Whatever of the cosmos really exists outside of my mind, it would by necessity be part of reality, and thus every idea about the universe is true or false, and in turn everything about nature--which material environments and bodies exist, their physical composition, their relationship to immaterial things like reason [1] and the uncaused cause [2], and the way that different material bodies interact with each other--is entirely philosophical. Whether the sun is composed largely of hydrogen atoms is a matter of metaphysics, albeit a lower kind than the existence or nature of logic, consciousness, and morality. Other scientific issues like whether or why lightning tends to strike higher points of contact, massages relax the myofascial tissue encompassing muscles, or bones survive natural fires intact are likewise connected with what the physical world is and is not like.
One could go on and on with examples from everyday life or from the reports of others: soap killing or dislodging bacteria, the power of electric fish to stun other organisms, the buoyancy of many woods, and so on are all a matter of truth or falsity (though just seeing something does not in any way require that it is really there or as it appears, so much testimony from the senses is utterly unprovable). As far as epistemology goes, lock someone in a room or allow them to wander about the landscape without the aid of technology, and they, as long as they have functioning senses, can still perceive basic physical objects and natural correlations, such as how if they manually release a dish or a stick, it will fall to the ground if no support is placed under it.
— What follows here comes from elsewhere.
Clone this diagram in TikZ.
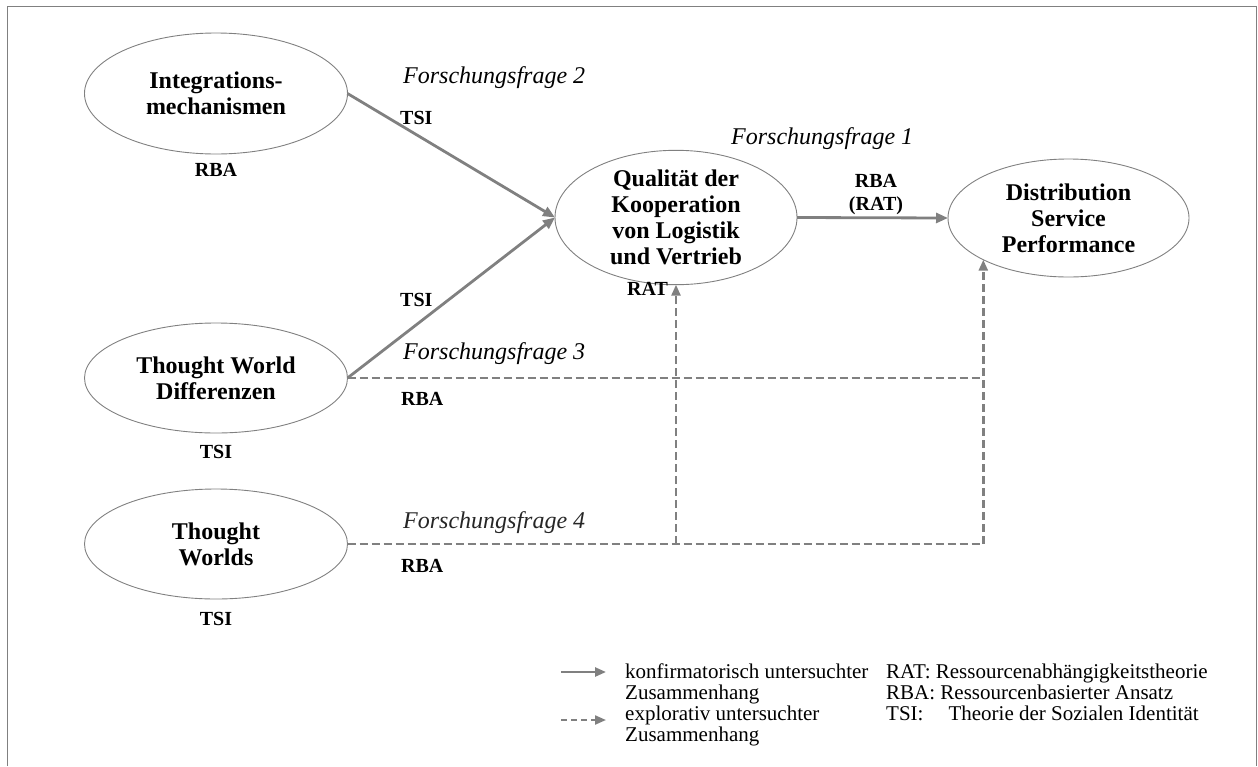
\documentclass[tikz,border=0pt]{standalone}
\usepackage{fontspec}
\setmainfont{Liberation Serif}
\usetikzlibrary{arrows.meta,shapes.geometric}
\definecolor{lg}{RGB}{128,128,128}
\begin{document}
\begin{tikzpicture}[x=1pt,y=-1pt,
  ell/.style={draw=lg,line width=0.9pt,ellipse,inner sep=0pt,outer sep=0pt,align=center,font=\fontsize{24}{26}\selectfont\bfseries},
  lab/.style={font=\fontsize{20}{22}\selectfont\bfseries,inner sep=0pt,anchor=base},
  labw/.style={lab,anchor=base west},
  ff/.style={font=\fontsize{24}{26}\selectfont\itshape,inner sep=0pt,anchor=base west},
  leg/.style={font=\fontsize{21}{22}\selectfont,inner sep=0pt,anchor=base west},
  conf/.style={draw=lg,line width=2.8pt,-{Triangle[length=12pt,width=10pt]}},
  expl/.style={draw=lg,line width=2.5pt,dash pattern=on 8pt off 4pt},
  explarr/.style={expl,-{Triangle[length=11pt,width=9pt]}},
]
\useasboundingbox (0,0) rectangle (1258,766);
\draw[lg,line width=1pt] (7,766) -- (7,6) -- (1256,6) -- (1256,766);

% nodes
\node[ell,minimum width=263pt,minimum height=121pt] (im) at (216,93.5) {Integrations-\\mechanismen};
\node[ell,minimum width=263pt,minimum height=110pt] (twd) at (216,378) {Thought World\\Differenzen};
\node[ell,minimum width=263pt,minimum height=110pt] (tw) at (216,544) {Thought\\Worlds};
\node[ell,minimum width=242pt,minimum height=119pt] (q) at (676,217.5) {Qualität der\\Kooperation\\von Logistik\\und Vertrieb};
\node[ell,minimum width=241pt,minimum height=118pt] (dsp) at (1068.5,218) {Distribution\\Service\\Performance};

% labels
\node[lab] (rba1) at (216,176) {RBA};
\node[ff] (ff2) at (403,83) {Forschungsfrage 2};
\node[labw] (tsi1) at (400,124) {TSI};
\node[labw] (tsi2) at (400,306) {TSI};
\node[ff] (ff3) at (403,359) {Forschungsfrage 3};
\node[labw] (rba3) at (401,405) {RBA};
\node[lab] (tsi3) at (216,458) {TSI};
\node[ff,text=black!85] (ff4) at (403,528) {Forschungsfrage 4};
\node[labw] (rba4) at (401,572) {RBA};
\node[lab] (tsi4) at (216,625) {TSI};
\node[ff] (ff1) at (731,144) {Forschungsfrage 1};
\node[lab] (rbaq) at (876,187) {RBA};
\node[lab] (ratq) at (876,210) {(RAT)};
\node[lab] (rat1) at (647.5,295) {RAT};

% connectors
\draw[conf] (im.east) -- (q.west);
\draw[conf] (twd.east) -- (q.west);
\draw[conf] (q.east) -- (dsp.west);
\draw[expl] (twd.east) -- (twd.east -| dsp.south west);
\draw[explarr] (tw.east) -- (tw.east -| dsp.south west) -- (dsp.south west);
\draw[explarr] (tw.east -| q.south) -- (q.south);

% legend
\coordinate (l1a) at (561,672);
\coordinate (l1b) at (606,672);
\coordinate (l2a) at (561,720);
\coordinate (l2b) at (606,720);
\draw[draw=lg,line width=2.5pt,-{Triangle[length=11pt,width=9pt]}] (l1a) -- (l1b);
\draw[draw=lg,line width=2.2pt,dash pattern=on 6pt off 4pt,-{Triangle[length=11pt,width=9pt]}] (l2a) -- (l2b);
\node[leg] (lt1) at (625,678) {konfirmatorisch untersuchter};
\node[leg] (lt2) at (625,699) {Zusammenhang};
\node[leg] (lt3) at (625,720) {explorativ untersuchter};
\node[leg] (lt4) at (625,741) {Zusammenhang};
\node[leg] (lr1) at (886,678) {RAT: Ressourcenabhängigkeitstheorie};
\node[leg] (lr2) at (886,699) {RBA: Ressourcenbasierter Ansatz};
\node[leg] (lr3) at (886,720) {TSI:\hspace*{25pt}Theorie der Sozialen Identität};
\end{tikzpicture}
\end{document}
They will not have access to any sensory hint of microscopic bacteria or of atomic structure, but they will still have some direct capacity for scientific observation and experimentation. Still, they could realize logical truths about science either way and would have a limited ability to conduct observation. All of this is philosophical.
The pre-Socratics, philosophers of ancient Greece like Pythagoras, Zeno, Thales, and Democritus, are reputed to have often focused on what was called natural philosophy, or metaphysical ideologies or epistemological inquiries about the nature of the physical world on the level of, say, causality or composition. Thales, for instance, is said to have believed water to be the most fundamental or vital physical substance to the substance of nature. Democritus proposed that atoms, what he thought of as indivisible, miniscule units of matter, are at the core of matter and that they exist in a void of matter, or empty space. Natural philosophy is a subset of scientific matters and science-adjacent worldviews, but it is still philosophy because it would still have to do with ideas about reality, which are by logical necessity either true or false like any individual religious, moral, or other concept.
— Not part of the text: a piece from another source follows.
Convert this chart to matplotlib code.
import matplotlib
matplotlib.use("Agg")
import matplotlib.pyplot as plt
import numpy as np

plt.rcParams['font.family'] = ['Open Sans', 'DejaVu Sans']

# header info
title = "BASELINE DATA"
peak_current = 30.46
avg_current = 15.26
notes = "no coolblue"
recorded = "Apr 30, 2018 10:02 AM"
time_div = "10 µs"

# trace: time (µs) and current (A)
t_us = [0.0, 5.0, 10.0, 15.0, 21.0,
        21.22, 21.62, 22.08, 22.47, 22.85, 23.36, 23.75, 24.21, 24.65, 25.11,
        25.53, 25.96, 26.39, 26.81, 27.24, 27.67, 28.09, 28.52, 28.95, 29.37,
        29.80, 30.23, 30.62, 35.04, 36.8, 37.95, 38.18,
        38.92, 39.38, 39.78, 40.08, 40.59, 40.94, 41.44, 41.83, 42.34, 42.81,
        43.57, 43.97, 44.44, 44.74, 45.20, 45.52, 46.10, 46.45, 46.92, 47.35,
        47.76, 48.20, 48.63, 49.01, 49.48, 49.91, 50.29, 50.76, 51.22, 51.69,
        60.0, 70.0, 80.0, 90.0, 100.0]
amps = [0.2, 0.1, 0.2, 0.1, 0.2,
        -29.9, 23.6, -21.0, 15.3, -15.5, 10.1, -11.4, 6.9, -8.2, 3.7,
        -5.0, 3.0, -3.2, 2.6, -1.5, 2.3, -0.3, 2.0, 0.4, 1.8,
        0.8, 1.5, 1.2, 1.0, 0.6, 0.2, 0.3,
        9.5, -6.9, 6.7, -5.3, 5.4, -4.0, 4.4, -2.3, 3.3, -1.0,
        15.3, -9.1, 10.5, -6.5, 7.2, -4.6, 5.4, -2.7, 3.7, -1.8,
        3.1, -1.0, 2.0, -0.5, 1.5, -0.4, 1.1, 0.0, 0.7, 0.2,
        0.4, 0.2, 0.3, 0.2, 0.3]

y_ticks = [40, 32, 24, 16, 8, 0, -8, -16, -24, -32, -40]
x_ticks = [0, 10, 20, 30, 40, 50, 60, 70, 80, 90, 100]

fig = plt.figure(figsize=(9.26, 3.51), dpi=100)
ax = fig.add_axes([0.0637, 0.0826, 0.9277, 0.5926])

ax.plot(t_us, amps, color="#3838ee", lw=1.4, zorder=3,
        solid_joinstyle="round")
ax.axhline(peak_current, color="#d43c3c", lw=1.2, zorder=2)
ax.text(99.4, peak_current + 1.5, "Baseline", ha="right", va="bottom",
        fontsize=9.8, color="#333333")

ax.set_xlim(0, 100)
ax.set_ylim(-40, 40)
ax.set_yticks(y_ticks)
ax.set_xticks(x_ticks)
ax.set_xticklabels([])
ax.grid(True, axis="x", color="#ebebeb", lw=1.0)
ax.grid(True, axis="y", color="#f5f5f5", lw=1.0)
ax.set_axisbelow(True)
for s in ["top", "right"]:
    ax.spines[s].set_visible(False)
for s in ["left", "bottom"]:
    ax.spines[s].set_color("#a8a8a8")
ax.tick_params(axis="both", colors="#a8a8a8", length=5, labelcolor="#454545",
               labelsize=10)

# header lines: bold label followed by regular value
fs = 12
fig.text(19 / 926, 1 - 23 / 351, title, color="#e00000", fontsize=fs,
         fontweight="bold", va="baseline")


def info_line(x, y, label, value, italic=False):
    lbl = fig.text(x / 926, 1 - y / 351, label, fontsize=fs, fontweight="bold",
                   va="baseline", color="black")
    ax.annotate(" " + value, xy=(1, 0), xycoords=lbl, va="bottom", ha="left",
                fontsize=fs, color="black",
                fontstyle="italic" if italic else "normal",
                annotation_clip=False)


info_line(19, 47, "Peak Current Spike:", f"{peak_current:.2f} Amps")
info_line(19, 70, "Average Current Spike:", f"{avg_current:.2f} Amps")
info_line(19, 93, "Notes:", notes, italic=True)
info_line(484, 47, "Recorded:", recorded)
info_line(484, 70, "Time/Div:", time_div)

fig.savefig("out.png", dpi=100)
It is just nowhere near as abstract and foundational as logical necessities like axioms themselves--or verifiable, since scientific laws are not inherently necessary truths like logical facts and are perceived from a purely subjective standpoint we cannot escape (though we can know the objective logical possibilities and what does follow from certain scientific ideas thanks to reason). Now, science is neither the foundation of truth (metaphysically) or the revealer of it (epistemologically), for that could only be reason, and because logical axioms and other necessary truths are true in themselves without depending on anything else, it could never have been otherwise. The erroneous ideology holding that science has this place of reason is a self-contradictory one called scientism, since all truths must be consistent with reason to be true, and reason is distinct from scientific laws and the scientific method. It could also only be true that science is a subcategory of philosophy rather than separate from it, for this notion is itself a philosophy, and a logically false one at that.
Furthermore, everything related to science is at absolute best secondary or even more removed than this from the core of reality (logic, the uncaused cause, etc.) and even uncertain things that would, if true, be of higher significance than mere matter, such as the obligations of morality. Whether or not the expansion of the universe exceeds the speed of light is nothing compared to whether any activity at all is objectively good or evil; whether or not the strong force is what holds subatomic particles together in the nucleus of each atom is nothing compared to the inherent truth of logic, such as with how everything either does or does not necessitate something else: logic being false would mean it follows that everything in particular that would have been true because of logic is false, which itself requires that reason be metaphysically true in order to be correct.
Science, despite being less important than such issues by far, is of course philosophy because all things are philosophical: they are true or false and verifiable or unverifiable. It is regardless one of the lowest categories of philosophy, having to do with mere perceptions (unlike reason, which is both intrinsically true and absolutely certain), practicality, happenstance natural objects and laws that could have differed, and/or subjective interest and curiosity. Natural philosophy has captivated many moderners without them even realizing it is philosophical in the sense that a true rationalist would recognize. For all of its pragmatic triumphs, science--the perceives (and seemingly real) patterns and behaviors of the natural world as well as the epistemological scientific method--is but one manifestation of something greater and deeper than itself.